At the time, Pachacamac's influence was only local; however, as the people began to expand and fill up the land, the size of the complex and ever-expanding influence made it the most important site along the central coast and a place of continued growth, power, influence and the adoration of "Pachacamac."
    In time the ceremonial center of Pachacamac increased its magnificence. The "Templo Pintado" was fortified and 15 main temples and "stepped pyramids" with ramps, storage facilities and patios were erected. These constructions were mainly built with adobe bricks and mortar; plastered but not painted. Two main streets connected the magnificent temples.

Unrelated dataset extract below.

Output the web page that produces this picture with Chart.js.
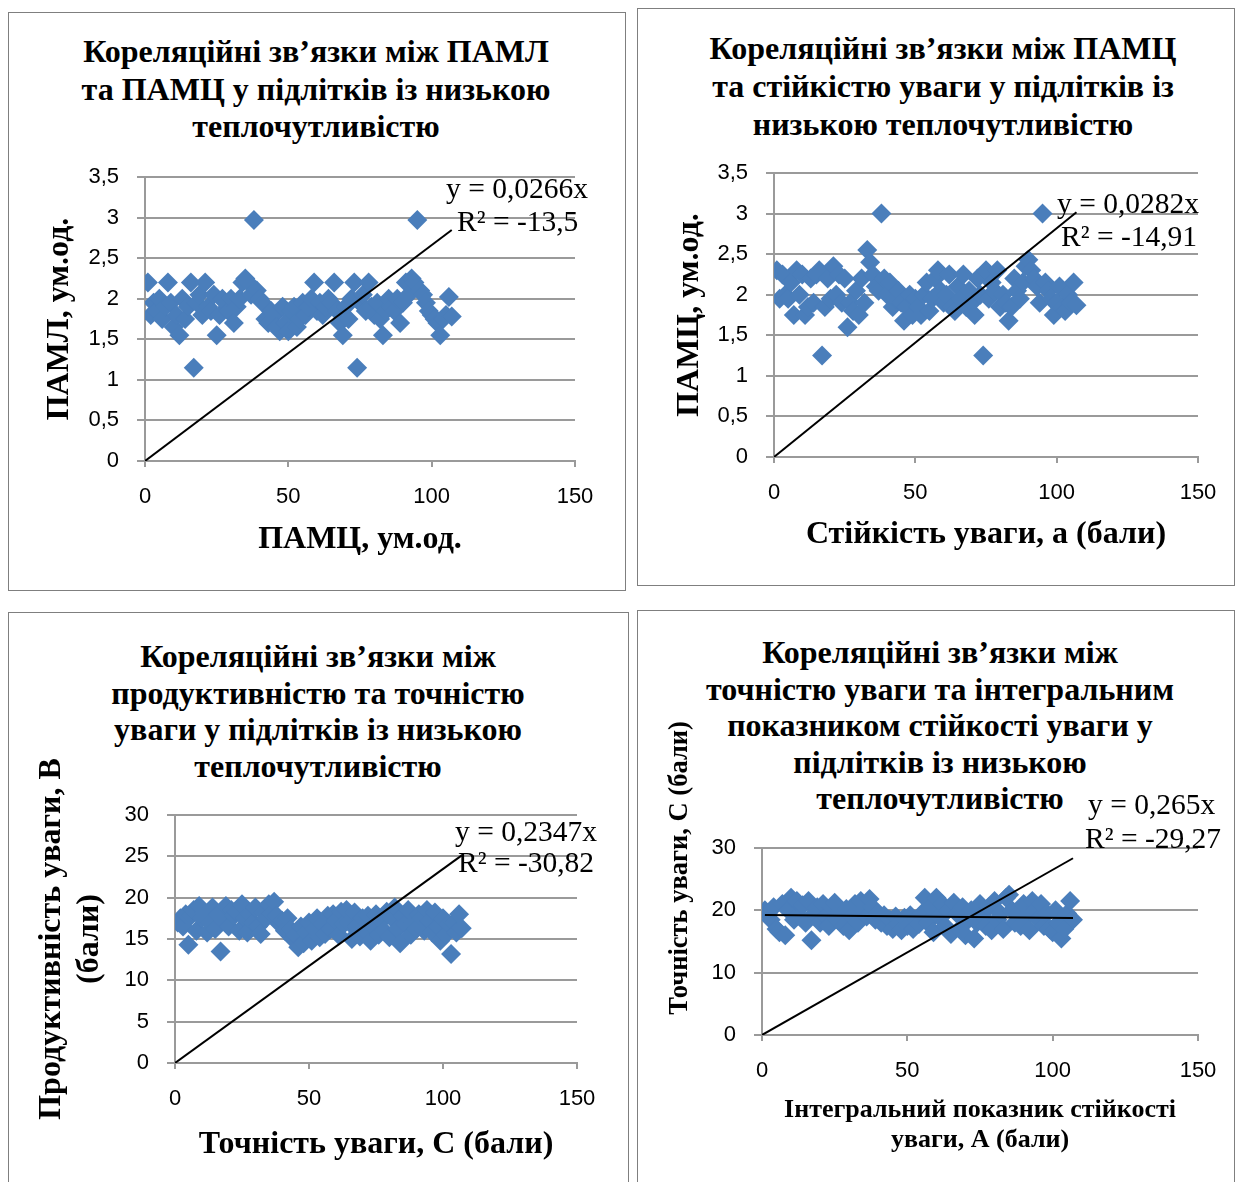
<!DOCTYPE html>
<html lang="uk">
<head>
<meta charset="UTF-8">
<title>Кореляційні зв’язки у підлітків із низькою теплочутливістю</title>
<script src="https://cdn.jsdelivr.net/npm/chart.js"></script>
<style>
  body { margin: 0; background: #fff; width: 1235px; height: 1182px; position: relative; overflow: hidden; font-family: "Liberation Serif", "Times New Roman", serif; color: #000; }
  .panel { position: absolute; border: 1px solid #7f7f7f; box-sizing: border-box; }
  .box { position: absolute; }
  .title { position: absolute; width: 640px; text-align: center; font-weight: bold; font-size: 32px; white-space: nowrap; }
  .eq { position: absolute; font-size: 29.5px; line-height: 32px; white-space: nowrap; }
  .vtitle { position: absolute; width: 400px; text-align: center; font-weight: bold; font-size: 26.5px; line-height: 28px; transform: rotate(-90deg); white-space: nowrap; }
</style>
</head>
<body>

<div class="panel" style="left:8px;top:12px;width:618px;height:579px"></div>
<div class="panel" style="left:637px;top:8px;width:598px;height:578px"></div>
<div class="panel" style="left:8px;top:612px;width:621px;height:580px"></div>
<div class="panel" style="left:637px;top:610px;width:598px;height:582px"></div>

<div class="title" style="left:-4px;top:33px;line-height:37.5px">Кореляційні зв’язки між ПАМЛ<br>та ПАМЦ у підлітків із низькою<br>теплочутливістю</div>
<div class="title" style="left:623px;top:29px;line-height:38px">Кореляційні зв’язки між ПАМЦ<br>та стійкістю уваги у підлітків із<br>низькою теплочутливістю</div>
<div class="title" style="left:-2px;top:638px;line-height:36.7px">Кореляційні зв’язки між<br>продуктивністю та точністю<br>уваги у підлітків із низькою<br>теплочутливістю</div>
<div class="title" style="left:620px;top:634px;line-height:36.5px">Кореляційні зв’язки між<br>точністю уваги та інтегральним<br>показником стійкості уваги у<br>підлітків із низькою<br>теплочутливістю</div>

<div class="box" style="left:9px;top:13px"><canvas id="c1" width="615" height="576"></canvas></div>
<div class="box" style="left:638px;top:9px"><canvas id="c2" width="596" height="576"></canvas></div>
<div class="box" style="left:9px;top:613px"><canvas id="c3" width="619" height="572"></canvas></div>
<div class="box" style="left:638px;top:611px"><canvas id="c4" width="596" height="574"></canvas></div>

<div class="eq" style="left:446px;top:172px">y = 0,0266x</div>
<div class="eq" style="left:457px;top:205px">R² = -13,5</div>
<div class="eq" style="left:1057px;top:187px">y = 0,0282x</div>
<div class="eq" style="left:1061px;top:220px">R² = -14,91</div>
<div class="eq" style="left:455px;top:815px">y = 0,2347x</div>
<div class="eq" style="left:458px;top:846px">R² = -30,82</div>
<div class="eq" style="left:1088px;top:788px">y = 0,265x</div>
<div class="eq" style="left:1085px;top:822px">R² = -29,27</div>

<div class="vtitle" style="left:478px;top:854px">Точність уваги, С (бали)</div>

<script>
// номер досліджуваного (вісь X на всіх графіках)
const subjects = [1,2,3,4,5,6,7,8,9,10,11,12,13,14,15,16,17,18,19,20,21,22,23,24,25,26,27,28,29,30,
  31,32,33,34,35,36,37,38,39,40,41,42,43,44,45,46,47,48,49,50,51,52,53,54,55,56,57,58,59,60,
  61,62,63,64,65,66,67,68,69,70,71,72,73,74,75,76,77,78,79,80,81,82,83,84,85,86,87,88,89,90,
  91,92,93,94,95,96,97,98,99,100,101,102,103,104,105,106,107];

// ПАМЛ, ум.од.
const paml = [2.2,1.8,1.95,1.85,2.0,1.75,1.9,2.2,1.95,1.65,1.8,1.55,2.0,1.75,1.9,2.2,1.15,1.95,2.05,1.8,
  2.2,1.9,1.85,2.05,1.55,1.8,2.0,1.95,1.85,2.0,1.7,1.9,2.0,2.2,2.25,2.2,2.05,2.97,2.1,2.0,
  1.95,1.75,1.7,1.85,1.8,1.65,1.6,1.9,1.7,1.6,1.85,1.9,1.65,1.75,1.95,1.8,1.9,2.0,2.2,1.85,
  1.95,1.8,1.9,2.0,1.95,2.2,1.85,1.7,1.55,1.9,1.75,2.0,2.2,1.15,1.95,2.05,1.85,2.2,1.9,1.8,
  1.95,1.75,1.55,1.85,2.0,1.9,1.85,2.0,1.7,1.95,2.2,2.05,2.25,2.2,2.97,2.1,2.05,1.95,1.85,1.8,
  1.75,1.7,1.55,1.75,1.8,2.02,1.78];

// ПАМЦ, ум.од.
const pamc = [2.3,1.95,2.25,2.0,1.95,2.15,1.75,2.3,2.0,2.25,1.75,1.85,2.2,1.9,2.25,2.3,1.25,1.85,2.2,1.95,
  2.35,2.0,2.25,1.9,2.2,1.6,1.9,1.8,2.05,1.75,2.2,1.9,2.55,2.4,2.25,2.1,2.05,3.0,2.2,2.0,
  2.15,1.85,1.95,2.05,1.9,1.68,1.85,2.0,1.75,1.95,1.85,1.75,2.0,2.15,1.8,1.95,2.2,2.3,2.05,1.9,
  2.0,2.25,1.85,1.8,2.1,1.95,2.25,1.85,2.05,1.9,1.75,2.2,2.0,1.25,2.3,1.95,2.15,2.05,2.3,1.85,
  2.0,1.9,1.68,1.85,2.2,2.05,1.95,2.15,2.35,2.43,2.3,2.2,2.1,1.9,3.0,2.15,2.05,1.95,1.75,1.9,
  2.1,1.85,1.8,2.0,1.9,2.15,1.87];

// Продуктивність уваги, В (бали)
const productivity = [17.0,17.5,16.5,18.0,14.3,17.8,18.5,16.0,19.0,17.5,18.2,15.8,17.0,18.8,16.2,18.0,13.5,17.2,19.0,16.5,
  18.5,17.8,18.3,16.0,19.2,17.5,15.8,18.0,17.0,18.8,16.5,15.6,18.2,17.5,19.2,18.0,19.5,17.8,16.8,17.2,
  16.0,17.5,16.2,15.0,15.5,14.0,16.5,14.5,15.8,17.0,14.8,16.2,17.5,15.2,16.8,15.6,17.8,16.2,18.0,17.2,
  15.5,18.3,16.8,18.5,17.0,15.0,18.2,16.5,15.3,17.5,16.0,17.8,14.8,16.5,18.0,15.5,17.2,16.0,18.3,15.2,
  17.5,18.8,16.2,14.5,17.8,16.8,18.5,15.5,17.0,16.2,18.0,17.5,16.0,18.5,17.2,15.8,18.2,16.5,14.8,17.5,
  15.5,16.8,13.2,17.0,15.8,18.0,16.3];

// Точність уваги, С (бали)
const accuracy = [20.0,19.5,18.5,20.5,17.0,16.5,21.0,16.0,20.0,22.0,18.5,21.5,19.0,20.8,18.0,21.5,15.2,19.5,20.5,18.0,
  21.0,19.0,17.5,20.5,21.2,18.5,19.8,17.5,20.2,16.8,19.0,21.0,18.0,21.5,20.0,19.0,21.8,20.5,18.5,19.5,
  18.0,19.2,17.5,18.5,17.0,19.0,17.8,16.8,18.8,17.5,19.2,17.0,18.5,17.8,19.5,22.0,18.0,20.5,16.5,22.0,
  19.0,21.0,17.5,20.0,16.2,21.2,19.5,17.0,20.5,16.0,18.5,20.0,15.5,18.0,21.0,19.0,17.5,20.5,16.8,21.5,
  18.5,19.5,17.0,22.0,22.5,20.0,18.0,19.5,17.5,21.0,19.0,16.8,21.5,20.0,18.5,21.0,17.5,19.5,17.0,16.5,
  20.0,18.0,15.5,17.0,19.5,21.5,18.5];

// коефіцієнти лінійних трендів (через початок координат), як підписано на графіках
const trendSlopes = [0.0266, 0.0282, 0.2347, 0.265];

const xTickValues = [0, 50, 100, 150];

Chart.defaults.font.family = '"Liberation Sans", Arial, sans-serif';
Chart.defaults.font.size = 22;
Chart.defaults.color = '#000';

const pointBlue = '#4a7ebb';
const gridGray = '#9a9a9a';

function fitLine(xs, ys) {
  const n = xs.length;
  let sx = 0, sy = 0, sxx = 0, sxy = 0;
  for (let i = 0; i < n; i++) {
    sx += xs[i]; sy += ys[i]; sxx += xs[i] * xs[i]; sxy += xs[i] * ys[i];
  }
  const b = (n * sxy - sx * sy) / (n * sxx - sx * sx);
  return { a: (sy - b * sx) / n, b: b };
}

function makeChart(id, values, slope, cfg) {
  const xEnd = subjects[subjects.length - 1];
  const datasets = [{
    data: [{ x: 0, y: 0 }, { x: xEnd, y: slope * xEnd }],
    showLine: true,
    borderColor: '#000',
    borderWidth: 2,
    pointRadius: 0,
    order: 0
  }];
  if (cfg.fullTrend) {
    const f = fitLine(subjects, values);
    datasets.push({
      data: [{ x: subjects[0], y: f.a + f.b * subjects[0] }, { x: xEnd, y: f.a + f.b * xEnd }],
      showLine: true,
      borderColor: '#000',
      borderWidth: 2,
      pointRadius: 0,
      order: 1
    });
  }
  datasets.push({
    data: subjects.map((s, i) => ({ x: s, y: values[i] })),
    pointStyle: 'rectRot',
    pointRadius: 10,
    pointHoverRadius: 10,
    backgroundColor: pointBlue,
    borderColor: pointBlue,
    borderWidth: 0,
    order: 2
  });

  new Chart(document.getElementById(id), {
    type: 'scatter',
    data: { datasets: datasets },
    options: {
      responsive: false,
      animation: false,
      layout: { padding: { top: cfg.padTop, right: cfg.padRight, left: 0, bottom: 0 } },
      plugins: { legend: { display: false }, tooltip: { enabled: false } },
      scales: {
        x: {
          min: 0, max: 150,
          afterBuildTicks: axis => { axis.ticks = xTickValues.map(v => ({ value: v })); },
          afterFit: scale => { scale.height = cfg.xHeight; },
          grid: { drawOnChartArea: false, drawTicks: true, tickLength: 6, color: gridGray, lineWidth: 2 },
          border: { color: gridGray, width: 2 },
          ticks: { padding: 17, maxRotation: 0 },
          title: {
            display: true,
            text: cfg.xTitle,
            font: { family: '"Liberation Serif", serif', size: cfg.xTitleSize, weight: 'bold', lineHeight: cfg.xTitleLine },
            padding: { top: 0, bottom: cfg.xTitlePad }
          }
        },
        y: {
          min: 0, max: cfg.yMax,
          afterFit: scale => { scale.width = cfg.yWidth; },
          grid: { color: gridGray, lineWidth: 2, tickLength: 8 },
          border: { color: gridGray, width: 2 },
          ticks: {
            stepSize: cfg.yStep,
            padding: 18,
            callback: v => String(v).replace('.', ',')
          },
          title: {
            display: !!cfg.yTitle,
            text: cfg.yTitle || '',
            font: { family: '"Liberation Serif", serif', size: 32, weight: 'bold', lineHeight: cfg.yTitleLine || 1.2 },
            padding: { top: cfg.yTitlePad || 0, bottom: 0 }
          }
        }
      }
    }
  });
}

makeChart('c1', paml, trendSlopes[0], {
  padTop: 164, padRight: 49, yWidth: 136, xHeight: 128,
  yMax: 3.5, yStep: 0.5,
  xTitle: 'ПАМЦ, ум.од.', xTitleSize: 32, xTitleLine: 1.2, xTitlePad: 30,
  yTitle: 'ПАМЛ, ум.од.', yTitlePad: 32
});

makeChart('c2', pamc, trendSlopes[1], {
  padTop: 164, padRight: 36, yWidth: 136, xHeight: 128,
  yMax: 3.5, yStep: 0.5,
  xTitle: 'Стійкість уваги, а (бали)', xTitleSize: 32, xTitleLine: 1.2, xTitlePad: 31,
  yTitle: 'ПАМЦ, ум.од.', yTitlePad: 33
});

makeChart('c3', productivity, trendSlopes[2], {
  padTop: 202, padRight: 51, yWidth: 166, xHeight: 122,
  yMax: 30, yStep: 5,
  xTitle: 'Точність уваги, С (бали)', xTitleSize: 32, xTitleLine: 1.2, xTitlePad: 21,
  yTitle: ['Продуктивність уваги, В', '(бали)'], yTitleLine: 1.19, yTitlePad: 24
});

makeChart('c4', accuracy, trendSlopes[3], {
  padTop: 237, padRight: 36, yWidth: 124, xHeight: 150,
  yMax: 30, yStep: 10, fullTrend: true,
  xTitle: ['Інтегральний показник стійкості', 'уваги, А (бали)'], xTitleSize: 26, xTitleLine: 1.154, xTitlePad: 30
});
</script>
</body>
</html>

Today, Pachacamac is a vast complex of buildings, temples, roads, and outlying buildings that dominates the entire region 

The complex of Pachacamac was one of the largest centers in central Peru, and over the years grew into the massive complex stretching across what is today Lima’s metropolitan area. Obviously, in the ancient past, when the pyramids and buildings were being constructed, the site would have been seen as a capital of an Empire, or the seat of the Nation. Just as obviously, it fits the description of the Nephite Zarahemla to which Mosiah I led the more righteous Nephites when they quit the city of Nephi in the midst of growing evil to which the Lord told him to leave and take “as many as would hearken unto the voice of the Lord should also depart with him” (Omni 1:12). The following description of the people of Zarahemla which Mosiah discovered was of a people who had not achieved much in the way of progress, and likely had little in the way of buildings of development. The story of Pachacamac is that at some point toward the end of the first century BC, the city began to grow and never stopped growing until it had achieved the conurbation that marked the height of 1000 years of Nephite achievement.